In [1]:
import os
import pandas as pd
import numpy as np

data_path = "../data/KuaiSAR_final"

# inter = pd.read_csv(data_path + '/rec_inter.csv')
use_cols = ['user_id', 'item_id', 'timestamp', 'click', 'like', 'follow', 'search']
df = pd.read_csv(data_path + '/rec_inter.csv', usecols=use_cols)

In [2]:
# data cleaning & preprocessing

for c in ["click","like","follow","search"]:
    df[c] = df[c].fillna(0).astype(np.int8)

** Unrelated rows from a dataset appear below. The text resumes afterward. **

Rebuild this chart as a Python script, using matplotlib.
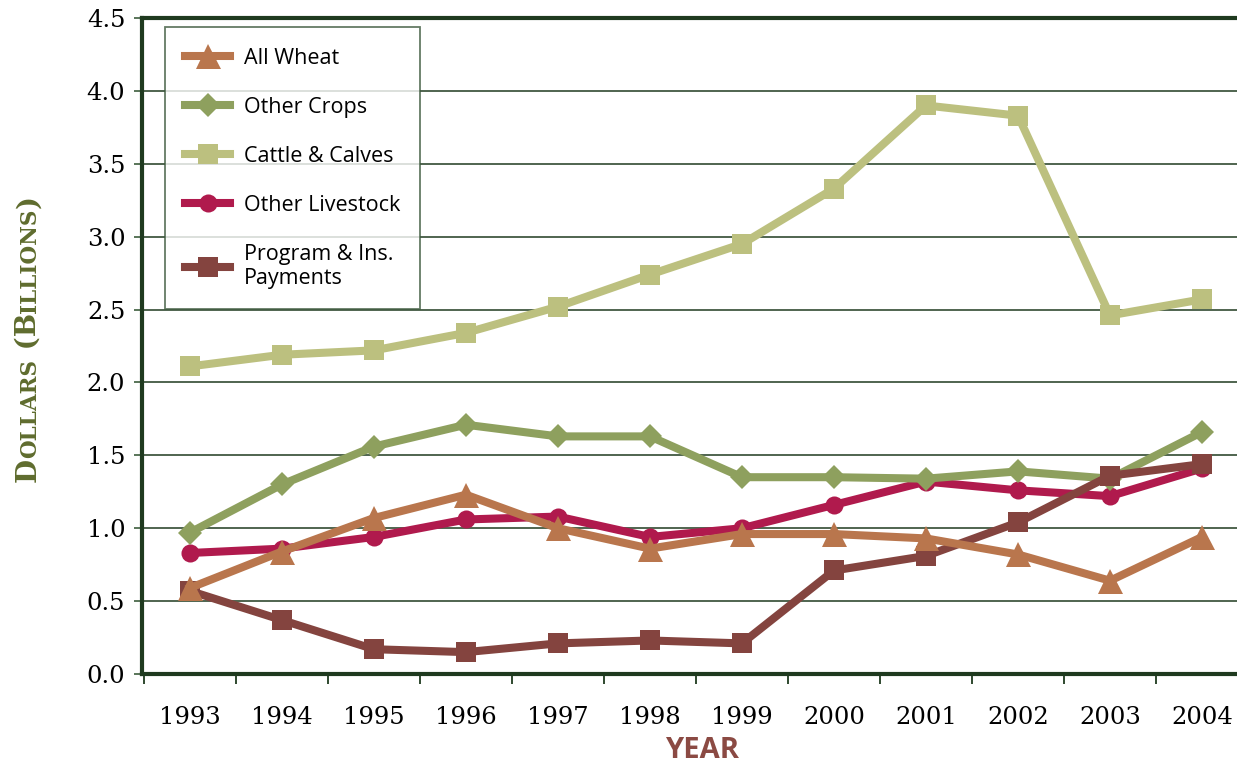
import matplotlib
matplotlib.use("Agg")
import matplotlib.pyplot as plt

years = [1993, 1994, 1995, 1996, 1997, 1998, 1999, 2000, 2001, 2002, 2003, 2004]
all_wheat = [0.59, 0.84, 1.07, 1.23, 1.00, 0.86, 0.96, 0.96, 0.93, 0.82, 0.64, 0.94]
other_crops = [0.97, 1.30, 1.56, 1.71, 1.63, 1.63, 1.35, 1.35, 1.34, 1.39, 1.34, 1.66]
cattle_calves = [2.11, 2.19, 2.22, 2.34, 2.52, 2.74, 2.95, 3.33, 3.90, 3.83, 2.46, 2.57]
other_livestock = [0.83, 0.86, 0.94, 1.06, 1.08, 0.94, 1.00, 1.16, 1.32, 1.26, 1.22, 1.41]
program_payments = [0.57, 0.37, 0.17, 0.15, 0.21, 0.23, 0.21, 0.71, 0.81, 1.04, 1.36, 1.44]
y_ticks = [0.0, 0.5, 1.0, 1.5, 2.0, 2.5, 3.0, 3.5, 4.0, 4.5]

C_WHEAT = "#B9764D"
C_CROPS = "#8EA05E"
C_CATTLE = "#BCC07F"
C_LIVE = "#B01A4D"
C_PROG = "#84443F"
C_SPINE = "#1F3A1F"

W, H = 1237, 763
fig = plt.figure(figsize=(W / 100, H / 100), dpi=100)
ax = fig.add_axes([142 / W, (H - 674) / H, (W - 142) / W, (674 - 18) / H])

lw = 5.8
series = [
    ("Cattle & Calves", cattle_calves, C_CATTLE, "s", 15, 2),
    ("Other Livestock", other_livestock, C_LIVE, "o", 13, 3),
    ("Other Crops", other_crops, C_CROPS, "D", 12, 4),
    ("Program & Ins.\nPayments", program_payments, C_PROG, "s", 15, 5),
    ("All Wheat", all_wheat, C_WHEAT, "^", 18, 6),
]
handles = {}
for label, vals, col, mk, ms, z in series:
    ln, = ax.plot(years, vals, color=col, lw=lw, marker=mk, ms=ms,
                  mec=col, mfc=col, mew=0, zorder=z, label=label,
                  solid_joinstyle="miter")
    handles[label] = ln

ax.set_xlim(1992.48, 2004.38)
ax.set_ylim(0, 4.5)
ax.set_yticks(y_ticks)
ax.set_yticklabels([f"{v:.1f}" for v in y_ticks])
ax.yaxis.grid(True, color=C_SPINE, lw=1.1, zorder=1)
ax.set_axisbelow(True)

ax.set_xticks(years)
ax.set_xticklabels([str(y) for y in years])
ax.set_xticks([y + 0.5 for y in [1992] + years[:-1]], minor=True)
ax.tick_params(axis="x", which="major", length=0, pad=23, labelsize=17.5)
ax.tick_params(axis="x", which="minor", length=7, width=1.3, color=C_SPINE, direction="out")
ax.tick_params(axis="y", which="major", length=6, width=1.3, color="#4C6A4C",
               direction="out", pad=6, labelsize=17.5)
for t in ax.get_xticklabels() + ax.get_yticklabels():
    t.set_family("DejaVu Serif")

for s in ["left", "bottom", "top"]:
    ax.spines[s].set_color(C_SPINE)
    ax.spines[s].set_linewidth(3)
ax.spines["right"].set_visible(False)

order = ["All Wheat", "Other Crops", "Cattle & Calves", "Other Livestock", "Program & Ins.\nPayments"]
leg = ax.legend([handles[k] for k in order], order, loc="upper left",
                bbox_to_anchor=(0.021, 0.986), frameon=True, fancybox=False,
                prop={"family": "Open Sans", "size": 15.5}, handlelength=2.05,
                handletextpad=0.65, labelspacing=1.3, borderpad=0.95,
                borderaxespad=0, markerscale=1.0)
leg.get_frame().set_edgecolor("#3E5A3E")
leg.get_frame().set_linewidth(1.3)
leg.set_zorder(10)

fig.text(702 / W, 1 - 750 / H, "YEAR", ha="center", va="center",
         family="Open Sans", weight="bold", size=21, color="#8B4A43")

# small-caps y label
pieces = [("D", 20), ("OLLARS", 15.5), (" (B", 20), ("ILLIONS", 15.5), (")", 20)]
renderer = fig.canvas.get_renderer()
ypos = 482
xbase = 36
for txt, sz in pieces:
    t = fig.text(xbase / W, 1 - ypos / H, txt, rotation=90, rotation_mode="anchor",
                 ha="left", va="baseline", family="DejaVu Serif", weight="bold",
                 size=sz, color="#5F6C2E")
    ext = t.get_window_extent(renderer)
    ypos -= ext.height

fig.savefig("out.png", dpi=100)
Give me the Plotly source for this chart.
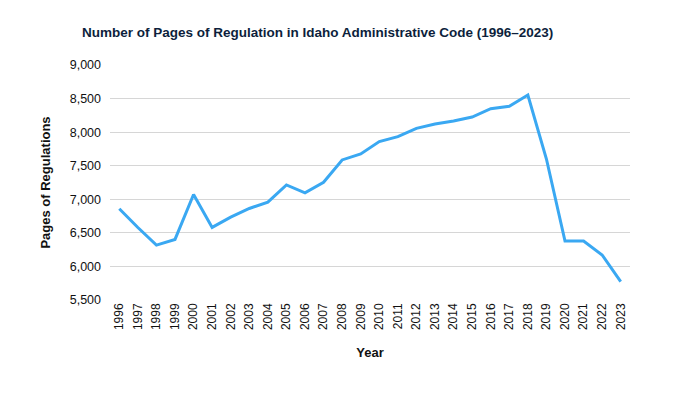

# only keep recommendation interaction(none search)
df = df[df['search'] == 0]

df['pos'] = ((df['click'] + df['like'] + df['follow']) > 0).astype(np.int8)

# timestamp
ts = pd.to_numeric(df['timestamp'], errors='coerce')
df = df[ts.notna()].copy()
df['ts'] = ts.astype('int64')

In [3]:
# Use last positive interaction as test set
pos_df = df[df['pos'] == 1].copy()
if pos_df.empty:
    raise ValueError("No positive interactions found in the dataset")

# leave-one-out test
idx_test = pos_df.groupby('user_id')['ts'].idxmax()
test = pos_df.loc[idx_test]
train = pos_df.drop(index=idx_test)

train['w'] = (1*train['click'] + 2*train['like'] + 3*train['follow']).astype(np.int16)
pop = train.groupby('item_id')['w'].sum().sort_values(ascending=False)
K = 50
topk = pop.index[:K].tolist()

In [4]:
# Baseline Model -> Most Popular Model

rank_map = pd.Series(np.arange(len(topk)), index=topk)
test['rank'] = test['item_id'].map(rank_map)

hr = (test['rank'] < K).fillna(False).mean()
gains = np.where(test["rank"].notna() & (test["rank"] < K), 1.0/np.log2(test["rank"]+2), 0.0)
ndcg = gains.mean()

print(f"Users in test: {len(test)}")
print(f"HR@{K}: {hr:.4f}  NDCG@{K}: {ndcg:.4f}")

Users in test: 25318
HR@50: 0.0190  NDCG@50: 0.0058